WHAT THE TASK REQUIRES. Transcribe the listing verbatim. Do not carry over any pictures.
::::
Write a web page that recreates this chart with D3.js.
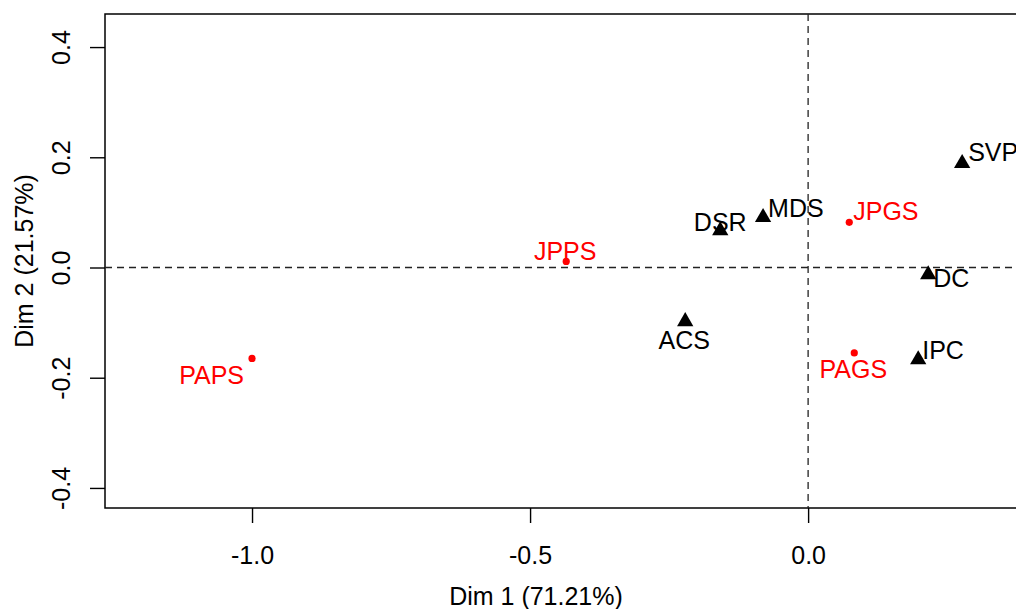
<!DOCTYPE html>
<html>
<head>
<meta charset="utf-8">
<script src="https://cdn.jsdelivr.net/npm/d3@7"></script>
<style>
  body { margin: 0; background: #fff; }
  svg { display: block; font-family: "Liberation Sans", Arial, sans-serif; }
</style>
</head>
<body>
<div id="chart"></div>
<script>
// rows (red dots)
const rowNames = ["PAPS", "JPPS", "JPGS", "PAGS"];
const rowDim1 = [-1.0, -0.435, 0.074, 0.083];
const rowDim2 = [-0.165, 0.011, 0.082, -0.155];

// columns (black triangles)
const colNames = ["SVP", "MDS", "DSR", "DC", "IPC", "ACS"];
const colDim1 = [0.277, -0.081, -0.158, 0.216, 0.198, -0.221];
const colDim2 = [0.189, 0.091, 0.067, -0.013, -0.167, -0.098];

const xTicks = [-1.0, -0.5, 0.0];
const yTicks = [-0.4, -0.2, 0.0, 0.2, 0.4];
const xTitle = "Dim 1 (71.21%)";
const yTitle = "Dim 2 (21.57%)";

// label placement: [anchor, dx, dy(baseline)]
const rowLabelPos = [["end", -8, 26], ["middle", -1, -1], ["start", 4, -2], ["middle", -1, 25]];
const colLabelPos = [["start", 6, -2], ["start", 5, 0], ["middle", 0, 0], ["start", 5, 12], ["start", 4, -1], ["middle", -1, 27]];

const W = 1016, H = 609;
const margin = { top: 14, left: 105, bottom: 101 };
const plotRight = 1040; // the right edge falls outside the picture

const svg = d3.select("#chart").append("svg")
  .attr("width", W)
  .attr("height", H);

const x = d3.scaleLinear().domain([-1.2644, 0.417]).range([margin.left, plotRight]);
const y = d3.scaleLinear().domain([-0.4364, 0.46]).range([H - margin.bottom, margin.top]);

const fs = 25;
const fmt = (d) => d3.format(".1f")(d).replace("−", "-");

// axes
const xAxis = d3.axisBottom(x).tickValues(xTicks).tickSize(15).tickPadding(23);
const xAxisG = svg.append("g")
  .attr("transform", "translate(0," + (H - margin.bottom) + ")")
  .call(xAxis);
xAxisG.select(".domain").remove();
xAxisG.selectAll("text").attr("font-size", fs).attr("fill", "#000").text(fmt);
xAxisG.selectAll("line").attr("stroke", "#000").attr("stroke-width", 1.4);

const yAxis = d3.axisLeft(y).tickValues(yTicks).tickSize(15);
const yAxisG = svg.append("g")
  .attr("transform", "translate(" + margin.left + ",0)")
  .call(yAxis);
yAxisG.select(".domain").remove();
yAxisG.selectAll("line").attr("stroke", "#000").attr("stroke-width", 1.4);
yAxisG.selectAll("text")
  .attr("font-size", fs)
  .attr("fill", "#000")
  .attr("x", 0)
  .attr("y", 0)
  .attr("dy", null)
  .attr("text-anchor", "middle")
  .attr("transform", "translate(-35,0) rotate(-90)")
  .text(fmt);

// box
svg.append("rect")
  .attr("x", margin.left)
  .attr("y", margin.top)
  .attr("width", plotRight - margin.left)
  .attr("height", H - margin.bottom - margin.top)
  .attr("fill", "none")
  .attr("stroke", "#000")
  .attr("stroke-width", 1.5);

// reference lines
svg.append("line")
  .attr("x1", x(0)).attr("x2", x(0))
  .attr("y1", margin.top).attr("y2", H - margin.bottom)
  .attr("stroke", "#222").attr("stroke-width", 1.3)
  .attr("stroke-dasharray", "7,5");
svg.append("line")
  .attr("x1", margin.left).attr("x2", plotRight)
  .attr("y1", y(0)).attr("y2", y(0))
  .attr("stroke", "#222").attr("stroke-width", 1.3)
  .attr("stroke-dasharray", "7,5");

// axis titles
svg.append("text")
  .attr("x", 536)
  .attr("y", 605)
  .attr("text-anchor", "middle")
  .attr("font-size", fs)
  .text(xTitle);
svg.append("text")
  .attr("transform", "translate(33," + (margin.top + H - margin.bottom) / 2 + ") rotate(-90)")
  .attr("text-anchor", "middle")
  .attr("font-size", fs)
  .text(yTitle);

const rows = rowNames.map((n, i) => ({ name: n, d1: rowDim1[i], d2: rowDim2[i], pos: rowLabelPos[i] }));
const cols = colNames.map((n, i) => ({ name: n, d1: colDim1[i], d2: colDim2[i], pos: colLabelPos[i] }));

const tri = d3.symbol().type(d3.symbolTriangle).size(115);

svg.append("g").selectAll("path")
  .data(cols)
  .join("path")
  .attr("d", tri)
  .attr("transform", (d) => "translate(" + x(d.d1) + "," + y(d.d2) + ")")
  .attr("fill", "#000");

svg.append("g").selectAll("text")
  .data(cols)
  .join("text")
  .attr("x", (d) => x(d.d1) + d.pos[1])
  .attr("y", (d) => y(d.d2) + d.pos[2])
  .attr("text-anchor", (d) => d.pos[0])
  .attr("font-size", fs)
  .attr("fill", "#000")
  .text((d) => d.name);

svg.append("g").selectAll("circle")
  .data(rows)
  .join("circle")
  .attr("cx", (d) => x(d.d1))
  .attr("cy", (d) => y(d.d2))
  .attr("r", 3.6)
  .attr("fill", "#ff0000");

svg.append("g").selectAll("text")
  .data(rows)
  .join("text")
  .attr("x", (d) => x(d.d1) + d.pos[1])
  .attr("y", (d) => y(d.d2) + d.pos[2])
  .attr("text-anchor", (d) => d.pos[0])
  .attr("font-size", fs)
  .attr("fill", "#ff0000")
  .text((d) => d.name);
</script>
</body>
</html>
::::
ANSWER FOR THE TASK.
Write a web page that recreates this chart with D3.js.
<!DOCTYPE html>
<html>
<head>
<meta charset="utf-8">
<script src="https://cdn.jsdelivr.net/npm/d3@7"></script>
<style>
  body { margin: 0; background: #fff; }
  svg { display: block; font-family: "Liberation Sans", Arial, sans-serif; }
</style>
</head>
<body>
<div id="chart"></div>
<script>
// rows (red dots)
const rowNames = ["PAPS", "JPPS", "JPGS", "PAGS"];
const rowDim1 = [-1.0, -0.435, 0.074, 0.083];
const rowDim2 = [-0.165, 0.011, 0.082, -0.155];

// columns (black triangles)
const colNames = ["SVP", "MDS", "DSR", "DC", "IPC", "ACS"];
const colDim1 = [0.277, -0.081, -0.158, 0.216, 0.198, -0.221];
const colDim2 = [0.189, 0.091, 0.067, -0.013, -0.167, -0.098];

const xTicks = [-1.0, -0.5, 0.0];
const yTicks = [-0.4, -0.2, 0.0, 0.2, 0.4];
const xTitle = "Dim 1 (71.21%)";
const yTitle = "Dim 2 (21.57%)";

// label placement: [anchor, dx, dy(baseline)]
const rowLabelPos = [["end", -8, 26], ["middle", -1, -1], ["start", 4, -2], ["middle", -1, 25]];
const colLabelPos = [["start", 6, -2], ["start", 5, 0], ["middle", 0, 0], ["start", 5, 12], ["start", 4, -1], ["middle", -1, 27]];

const W = 1016, H = 609;
const margin = { top: 14, left: 105, bottom: 101 };
const plotRight = 1040; // the right edge falls outside the picture

const svg = d3.select("#chart").append("svg")
  .attr("width", W)
  .attr("height", H);

const x = d3.scaleLinear().domain([-1.2644, 0.417]).range([margin.left, plotRight]);
const y = d3.scaleLinear().domain([-0.4364, 0.46]).range([H - margin.bottom, margin.top]);

const fs = 25;
const fmt = (d) => d3.format(".1f")(d).replace("−", "-");

// axes
const xAxis = d3.axisBottom(x).tickValues(xTicks).tickSize(15).tickPadding(23);
const xAxisG = svg.append("g")
  .attr("transform", "translate(0," + (H - margin.bottom) + ")")
  .call(xAxis);
xAxisG.select(".domain").remove();
xAxisG.selectAll("text").attr("font-size", fs).attr("fill", "#000").text(fmt);
xAxisG.selectAll("line").attr("stroke", "#000").attr("stroke-width", 1.4);

const yAxis = d3.axisLeft(y).tickValues(yTicks).tickSize(15);
const yAxisG = svg.append("g")
  .attr("transform", "translate(" + margin.left + ",0)")
  .call(yAxis);
yAxisG.select(".domain").remove();
yAxisG.selectAll("line").attr("stroke", "#000").attr("stroke-width", 1.4);
yAxisG.selectAll("text")
  .attr("font-size", fs)
  .attr("fill", "#000")
  .attr("x", 0)
  .attr("y", 0)
  .attr("dy", null)
  .attr("text-anchor", "middle")
  .attr("transform", "translate(-35,0) rotate(-90)")
  .text(fmt);

// box
svg.append("rect")
  .attr("x", margin.left)
  .attr("y", margin.top)
  .attr("width", plotRight - margin.left)
  .attr("height", H - margin.bottom - margin.top)
  .attr("fill", "none")
  .attr("stroke", "#000")
  .attr("stroke-width", 1.5);

// reference lines
svg.append("line")
  .attr("x1", x(0)).attr("x2", x(0))
  .attr("y1", margin.top).attr("y2", H - margin.bottom)
  .attr("stroke", "#222").attr("stroke-width", 1.3)
  .attr("stroke-dasharray", "7,5");
svg.append("line")
  .attr("x1", margin.left).attr("x2", plotRight)
  .attr("y1", y(0)).attr("y2", y(0))
  .attr("stroke", "#222").attr("stroke-width", 1.3)
  .attr("stroke-dasharray", "7,5");

// axis titles
svg.append("text")
  .attr("x", 536)
  .attr("y", 605)
  .attr("text-anchor", "middle")
  .attr("font-size", fs)
  .text(xTitle);
svg.append("text")
  .attr("transform", "translate(33," + (margin.top + H - margin.bottom) / 2 + ") rotate(-90)")
  .attr("text-anchor", "middle")
  .attr("font-size", fs)
  .text(yTitle);

const rows = rowNames.map((n, i) => ({ name: n, d1: rowDim1[i], d2: rowDim2[i], pos: rowLabelPos[i] }));
const cols = colNames.map((n, i) => ({ name: n, d1: colDim1[i], d2: colDim2[i], pos: colLabelPos[i] }));

const tri = d3.symbol().type(d3.symbolTriangle).size(115);

svg.append("g").selectAll("path")
  .data(cols)
  .join("path")
  .attr("d", tri)
  .attr("transform", (d) => "translate(" + x(d.d1) + "," + y(d.d2) + ")")
  .attr("fill", "#000");

svg.append("g").selectAll("text")
  .data(cols)
  .join("text")
  .attr("x", (d) => x(d.d1) + d.pos[1])
  .attr("y", (d) => y(d.d2) + d.pos[2])
  .attr("text-anchor", (d) => d.pos[0])
  .attr("font-size", fs)
  .attr("fill", "#000")
  .text((d) => d.name);

svg.append("g").selectAll("circle")
  .data(rows)
  .join("circle")
  .attr("cx", (d) => x(d.d1))
  .attr("cy", (d) => y(d.d2))
  .attr("r", 3.6)
  .attr("fill", "#ff0000");

svg.append("g").selectAll("text")
  .data(rows)
  .join("text")
  .attr("x", (d) => x(d.d1) + d.pos[1])
  .attr("y", (d) => y(d.d2) + d.pos[2])
  .attr("text-anchor", (d) => d.pos[0])
  .attr("font-size", fs)
  .attr("fill", "#ff0000")
  .text((d) => d.name);
</script>
</body>
</html>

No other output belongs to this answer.